The problem ▸ In the listing that follows, count each line containing the string "React" and report only the count.

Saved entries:
++++++++++++++++++++
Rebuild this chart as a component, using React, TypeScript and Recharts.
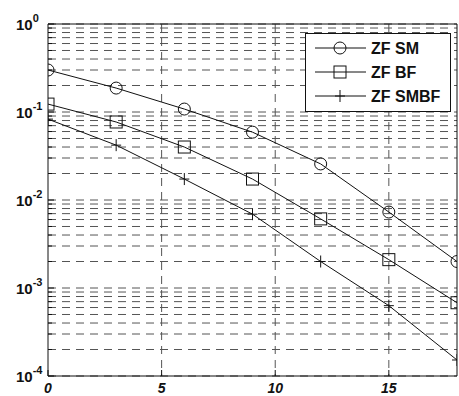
import React from "react";
import {
  CartesianGrid,
  Line,
  LineChart,
  ReferenceLine,
  XAxis,
  YAxis,
} from "recharts";

const snrDb = [0, 3, 6, 9, 12, 15, 18];
const zfSm = [0.3, 0.187, 0.108, 0.059, 0.0257, 0.0073, 0.002];
const zfBf = [0.123, 0.077, 0.04, 0.0173, 0.0061, 0.0021, 0.00068];
const zfSmbf = [0.083, 0.042, 0.0173, 0.0069, 0.002, 0.00063, 0.000152];

const xTicks = [0, 5, 10, 15];
const yDecades = [1e-4, 1e-3, 1e-2, 1e-1, 1];
const yExponents = ["-4", "-3", "-2", "-1", "0"];
const minorSteps = [1, 2, 3, 4, 5, 6, 7, 8, 9];

const seriesNames = ["ZF SM", "ZF BF", "ZF SMBF"];
const markerKinds = ["circle", "square", "plus"];

// grid lines at every 1..9 x decade
const yGrid = yDecades
  .slice(0, -1)
  .flatMap((d) => minorSteps.map((m) => +(d * m).toPrecision(3)))
  .concat([1]);

const data = snrDb.map((x, i) => ({
  x,
  sm: zfSm[i],
  bf: zfBf[i],
  smbf: zfSmbf[i],
}));

const FONT = "'Liberation Sans', Arial, sans-serif";
const INK = "#111";

function Marker({ kind, cx, cy }: { kind: string; cx: number; cy: number }) {
  if (kind === "circle")
    return <circle cx={cx} cy={cy} r={6} fill="none" stroke={INK} strokeWidth={1} />;
  if (kind === "square")
    return (
      <rect x={cx - 6} y={cy - 6} width={12} height={12} fill="none" stroke={INK} strokeWidth={1} />
    );
  return (
    <g stroke={INK} strokeWidth={1}>
      <line x1={cx - 5} x2={cx + 5} y1={cy} y2={cy} />
      <line x1={cx} x2={cx} y1={cy - 6} y2={cy + 6} />
    </g>
  );
}

const dotFor = (kind: string) => (props: any) => (
  <Marker key={`${kind}-${props.index}`} kind={kind} cx={props.cx} cy={props.cy} />
);

// tickSize/tickMargin are 0, so x/y here sit right on the axis line
function YTick(props: any) {
  const { x, y, payload } = props;
  const idx = yDecades.findIndex((d) => Math.abs(d - payload.value) < d * 1e-6);
  const major = idx >= 0;
  return (
    <g>
      <line x1={x} x2={x + (major ? 6 : 4)} y1={y} y2={y} stroke={INK} />
      {major && (
        <text x={16} y={y + 6} fontFamily={FONT} fontWeight="bold" fontSize={15} fill={INK}>
          10
          <tspan dy={-8} fontSize={11}>
            {yExponents[idx]}
          </tspan>
        </text>
      )}
    </g>
  );
}

function XTick(props: any) {
  const { x, y, payload } = props;
  return (
    <g>
      <line x1={x} x2={x} y1={y} y2={y - 6} stroke={INK} />
      <text
        x={x}
        y={y + 17}
        textAnchor="middle"
        fontFamily={FONT}
        fontWeight="bold"
        fontStyle="italic"
        fontSize={14}
        fill={INK}
      >
        {payload.value}
      </text>
    </g>
  );
}

function LegendBox() {
  return (
    <svg width={146} height={79} style={{ display: "block" }}>
      <rect x={0.5} y={0.5} width={145} height={78} fill="#fff" stroke={INK} />
      {seriesNames.map((name, i) => {
        const cy = 15 + i * 24;
        return (
          <g key={name}>
            <line x1={10} x2={61} y1={cy} y2={cy} stroke={INK} />
            <Marker kind={markerKinds[i]} cx={35} cy={cy} />
            <text x={66} y={cy + 6} fontFamily={FONT} fontWeight="bold" fontSize={16} fill={INK}>
              {name}
            </text>
          </g>
        );
      })}
    </svg>
  );
}

export default function App() {
  return (
    <div style={{ position: "absolute", left: 0, top: 0, width: 459, height: 396, background: "#fff" }}>
      <LineChart
        width={459}
        height={396}
        data={data}
        margin={{ top: 24, right: 2, bottom: 0, left: 0 }}
      >
        <CartesianGrid
          stroke="#555"
          strokeDasharray="8 6"
          horizontalValues={yGrid}
          verticalValues={[5, 10, 15]}
        />
        <XAxis
          dataKey="x"
          type="number"
          domain={[0, 18]}
          ticks={xTicks}
          height={20}
          stroke={INK}
          tickLine={false}
          tickSize={0}
          tickMargin={0}
          tick={<XTick />}
          allowDataOverflow
        />
        <YAxis
          scale="log"
          domain={[1e-4, 1]}
          ticks={yGrid}
          width={48}
          stroke={INK}
          tickLine={false}
          tickSize={0}
          tickMargin={0}
          tick={<YTick />}
          interval={0}
          allowDataOverflow
        />
        <ReferenceLine y={1} stroke={INK} />
        <ReferenceLine x={18} stroke={INK} />
        <Line dataKey="sm" name="ZF SM" stroke={INK} strokeWidth={1} dot={dotFor("circle")} isAnimationActive={false} />
        <Line dataKey="bf" name="ZF BF" stroke={INK} strokeWidth={1} dot={dotFor("square")} isAnimationActive={false} />
        <Line dataKey="smbf" name="ZF SMBF" stroke={INK} strokeWidth={1} dot={dotFor("plus")} isAnimationActive={false} />
      </LineChart>
      <div style={{ position: "absolute", left: 305, top: 33 }}>
        <LegendBox />
      </div>
    </div>
  );
}
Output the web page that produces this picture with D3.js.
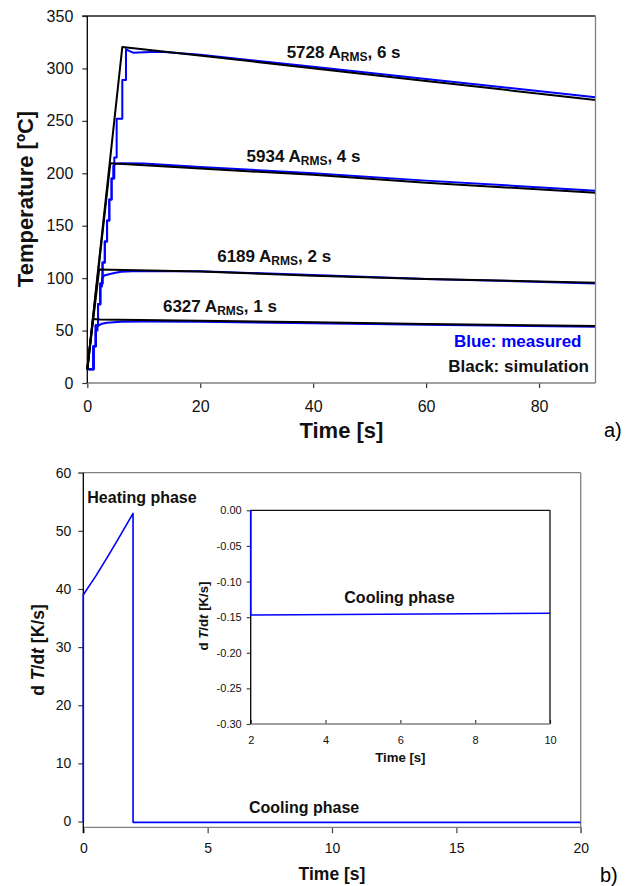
<!DOCTYPE html>
<html><head><meta charset="utf-8">
<script src="https://cdn.jsdelivr.net/npm/d3@7"></script>
<style>
body{margin:0;background:#fff}
svg{display:block}
text{font-family:"Liberation Sans",Arial,sans-serif}
</style>
</head><body>
<svg id="chart" width="626" height="886"></svg>
<script>
// ---------- Panel a data ----------
const timeTicksA = [0, 20, 40, 60, 80];
const tempTicks = [0, 50, 100, 150, 200, 250, 300, 350];

const sim6 = [[0,13],[6.2,320.5],[30,306.2],[60,288],[90,270]];
const sim4 = [[0,13],[4.07,209.5],[20,204.5],[40,198.5],[60,191],[90,181.5]];
const sim2 = [[0,13],[2.1,108.3],[20,106.3],[40,102.3],[60,99.3],[90,95.5]];
const sim1 = [[0,13],[1.0,61],[2.2,60.5],[20,59.3],[40,58],[60,56.3],[90,54.3]];

const meas6 = [[0.2,13],[1.1,13],[1.1,35],[1.5,35],[1.5,55],[1.9,55],[1.9,75],[2.3,75],[2.3,95],[2.7,95],[2.7,115],[3.1,115],[3.1,135],[3.5,135],[3.5,155],[3.9,155],[3.9,175],[4.3,175],[4.3,195],[4.78,195],[4.78,215],[5.2,215],[5.2,252],[6.2,252],[6.2,289],[6.85,289],[6.85,318.5],[7.3,317],[8.1,315],[10,315.5],[13,316],[20,313],[40,301.5],[60,290],[90,272.6]];
const meas4 = [[0.2,13],[1.1,13],[1.1,35],[1.5,35],[1.5,55],[1.9,55],[1.9,75],[2.3,75],[2.3,95],[2.7,95],[2.7,115],[3.1,115],[3.1,135],[3.5,135],[3.5,155],[3.9,155],[3.9,175],[4.3,175],[4.3,195],[4.6,195],[4.6,207],[5.0,209],[6,209.5],[10,209.3],[20,206],[40,200],[60,193],[90,183.4]];
const meas2 = [[0.2,13],[1.1,13],[1.1,35],[1.5,35],[1.5,55],[1.9,55],[1.9,75],[2.3,75],[2.3,92],[2.6,92],[2.6,100],[3.0,102.5],[4,104],[5,105.2],[6,106],[8,106.5],[20,106.5],[40,103],[60,99.3],[90,95]];
const meas1 = [[0.2,13],[1.1,13],[1.1,35],[1.5,35],[1.5,50],[1.8,50],[1.8,54],[2.2,55.5],[2.6,56.5],[3.5,57.5],[6,58.3],[10,58.6],[20,58.3],[40,57],[60,55.5],[90,53.7]];

const runLabels = [
  {cur:"5728", dur:"6 s", t:35.3, T:310},
  {cur:"5934", dur:"4 s", t:28.2, T:211},
  {cur:"6189", dur:"2 s", t:23.0, T:115.5},
  {cur:"6327", dur:"1 s", t:13.4, T:67.6}
];

// ---------- Panel b data ----------
const timeTicksB = [0, 5, 10, 15, 20];
const rateTicks = [0, 10, 20, 30, 40, 50, 60];
const rateCurve = [[0,-0.15],[0,39],[0.5,42.2],[1,45.7],[1.5,49.3],[2,53],[2,-0.15],[20,-0.15]];

const insetTimeTicks = [2, 4, 6, 8, 10];
const insetRateTicks = [0, -0.05, -0.10, -0.15, -0.20, -0.25, -0.30];
const insetCurve = [[2,0],[2,-0.147],[10,-0.1445]];

// ---------- drawing ----------
const svg = d3.select("#chart");
const BLUE = "#0000ff";
const GRAY = "#808080";

function styleAxis(g, size, color){
  g.select(".domain").remove();
  g.selectAll(".tick line").attr("stroke", color).attr("stroke-width", 1.2);
  g.selectAll(".tick text").attr("font-size", size).attr("fill", "#111")
    .attr("font-family", '"Liberation Sans",Arial,sans-serif');
}
function hline(x1,x2,y,c){svg.append("line").attr("x1",x1).attr("x2",x2).attr("y1",y).attr("y2",y).attr("stroke",c).attr("stroke-width",1.3);}
function vline(x,y1,y2,c){svg.append("line").attr("x1",x).attr("x2",x).attr("y1",y1).attr("y2",y2).attr("stroke",c).attr("stroke-width",1.3);}

// ===== Panel a =====
const xA = d3.scaleLinear().domain([0,90]).range([87.3,595.5]);
const yA = d3.scaleLinear().domain([0,350]).range([383,16]);

const gxA = svg.append("g").attr("transform","translate(0,383)")
  .call(d3.axisBottom(xA).tickValues(timeTicksA).tickSize(5).tickPadding(13).tickSizeOuter(0));
styleAxis(gxA, 16, "#333");
const gyA = svg.append("g").attr("transform","translate(87.3,0)")
  .call(d3.axisLeft(yA).tickValues(tempTicks).tickSize(5).tickPadding(9).tickSizeOuter(0));
styleAxis(gyA, 16, "#333");

const lineA = d3.line().x(d=>xA(d[0])).y(d=>yA(d[1]));
[meas1, meas2, meas4, meas6].forEach(s=>{
  svg.append("path").attr("d", lineA(s)).attr("fill","none").attr("stroke",BLUE)
    .attr("stroke-width",2).attr("stroke-linejoin","round");
});
[sim1, sim2, sim4, sim6].forEach(s=>{
  svg.append("path").attr("d", lineA(s)).attr("fill","none").attr("stroke","#000")
    .attr("stroke-width",2).attr("stroke-linejoin","round");
});

hline(82.3, 595.5, 16, "#222");
vline(595.5, 16, 383, GRAY);
hline(87.3, 595.5, 383, GRAY);
vline(87.3, 16, 383, "#000");

runLabels.forEach(l=>{
  const t = svg.append("text").attr("x", xA(l.t)).attr("y", yA(l.T))
    .attr("font-size", 17).attr("font-weight","bold").attr("fill","#111");
  t.append("tspan").text(l.cur + " A");
  t.append("tspan").attr("dy", 3).attr("font-size", 12).text("RMS");
  t.append("tspan").attr("dy", -3).text(", " + l.dur);
});

svg.append("text").attr("x",581.5).attr("y",346.7).attr("text-anchor","end")
  .attr("font-size",17).attr("font-weight","bold").attr("fill",BLUE).text("Blue: measured");
svg.append("text").attr("x",589).attr("y",371.7).attr("text-anchor","end")
  .attr("font-size",17).attr("font-weight","bold").attr("fill","#111").text("Black: simulation");

svg.append("text").attr("x",xA(45)).attr("y",438).attr("text-anchor","middle")
  .attr("font-size",22).attr("font-weight","bold").attr("fill","#111").text("Time [s]");
svg.append("text").attr("transform","translate(33,199) rotate(-90)").attr("text-anchor","middle")
  .attr("font-size",22).attr("font-weight","bold").attr("fill","#111").text("Temperature [ºC]");

svg.append("text").attr("x",604).attr("y",437).attr("font-size",20)
  .attr("font-family",'"Liberation Serif","Times New Roman",serif').attr("fill","#000").text("a)");

// ===== Panel b =====
const xB = d3.scaleLinear().domain([0,20]).range([83.3,580.7]);
const yB = d3.scaleLinear().domain([-1,60]).range([827.3,472.7]);

const gxB = svg.append("g").attr("transform","translate(0,827.3)")
  .call(d3.axisBottom(xB).tickValues(timeTicksB).tickSize(6).tickPadding(10).tickSizeOuter(0));
styleAxis(gxB, 14, "#444");
gxB.selectAll(".tick line").filter(d=>d===0).attr("stroke","#000");
const gyB = svg.append("g").attr("transform","translate(83.3,0)")
  .call(d3.axisLeft(yB).tickValues(rateTicks).tickSize(5).tickPadding(7).tickSizeOuter(0));
styleAxis(gyB, 14, "#444");

hline(78.3, 580.7, 472.7, GRAY);
vline(580.7, 472.7, 833, GRAY);
hline(83.3, 580.7, 827.3, GRAY);
vline(83.3, 472.7, 833, "#000");

const lineB = d3.line().x(d=>xB(d[0])).y(d=>yB(d[1]));
svg.append("path").attr("d", lineB(rateCurve)).attr("fill","none").attr("stroke",BLUE)
  .attr("stroke-width",1.6).attr("stroke-linejoin","round");

svg.append("text").attr("x",87.3).attr("y",503.3).attr("font-size",16).attr("font-weight","bold")
  .attr("fill","#111").text("Heating phase");
svg.append("text").attr("x",249).attr("y",813.3).attr("font-size",16).attr("font-weight","bold")
  .attr("fill","#111").text("Cooling phase");

svg.append("text").attr("x",xB(10)).attr("y",880).attr("text-anchor","middle")
  .attr("font-size",17.5).attr("font-weight","bold").attr("fill","#111").text("Time [s]");
const yt = svg.append("text").attr("transform","translate(44,650) rotate(-90)").attr("text-anchor","middle")
  .attr("font-size",17.5).attr("font-weight","bold").attr("fill","#111");
yt.append("tspan").text("d");
yt.append("tspan").attr("font-style","italic").text(" T");
yt.append("tspan").text("/d");
yt.append("tspan").attr("font-style","italic").text("t");
yt.append("tspan").text(" [K/s]");

svg.append("text").attr("x",600).attr("y",882).attr("font-size",20)
  .attr("font-family",'"Liberation Serif","Times New Roman",serif').attr("fill","#000").text("b)");

// ===== Inset =====
const xI = d3.scaleLinear().domain([2,10]).range([250.7,550]);
const yI = d3.scaleLinear().domain([-0.3,0]).range([724,510.3]);

svg.append("rect").attr("x",250.7).attr("y",510.3).attr("width",550-250.7).attr("height",724-510.3).attr("fill","#fff");

const gxI = svg.append("g").attr("transform","translate(0,724)")
  .call(d3.axisBottom(xI).tickValues(insetTimeTicks).tickSize(-4).tickPadding(12).tickSizeOuter(0));
styleAxis(gxI, 11, "#444");
const gyI = svg.append("g").attr("transform","translate(250.7,0)")
  .call(d3.axisLeft(yI).tickValues(insetRateTicks).tickSize(4).tickPadding(5).tickSizeOuter(0)
    .tickFormat(d=>(Math.abs(d)<1e-9?0:d).toFixed(2)));
styleAxis(gyI, 11, "#444");

hline(250.7, 550, 510.3, "#111");
vline(550, 510.3, 724, "#111");
hline(250.7, 550, 724, GRAY);
vline(250.7, 510.3, 724, "#000");

const lineI = d3.line().x(d=>xI(d[0])).y(d=>yI(d[1]));
svg.append("path").attr("d", lineI(insetCurve)).attr("fill","none").attr("stroke",BLUE)
  .attr("stroke-width",1.6);

svg.append("text").attr("x",344.3).attr("y",602.7).attr("font-size",16).attr("font-weight","bold")
  .attr("fill","#111").text("Cooling phase");
svg.append("text").attr("x",xI(6)).attr("y",761.5).attr("text-anchor","middle")
  .attr("font-size",13.2).attr("font-weight","bold").attr("fill","#111").text("Time [s]");
const yti = svg.append("text").attr("transform","translate(207.5,616) rotate(-90)").attr("text-anchor","middle")
  .attr("font-size",13.2).attr("font-weight","bold").attr("fill","#111");
yti.append("tspan").text("d");
yti.append("tspan").attr("font-style","italic").text(" T");
yti.append("tspan").text("/d");
yti.append("tspan").attr("font-style","italic").text("t");
yti.append("tspan").text(" [K/s]");
</script>
</body></html>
++++++++++++++++++++
The completed task ▸ 2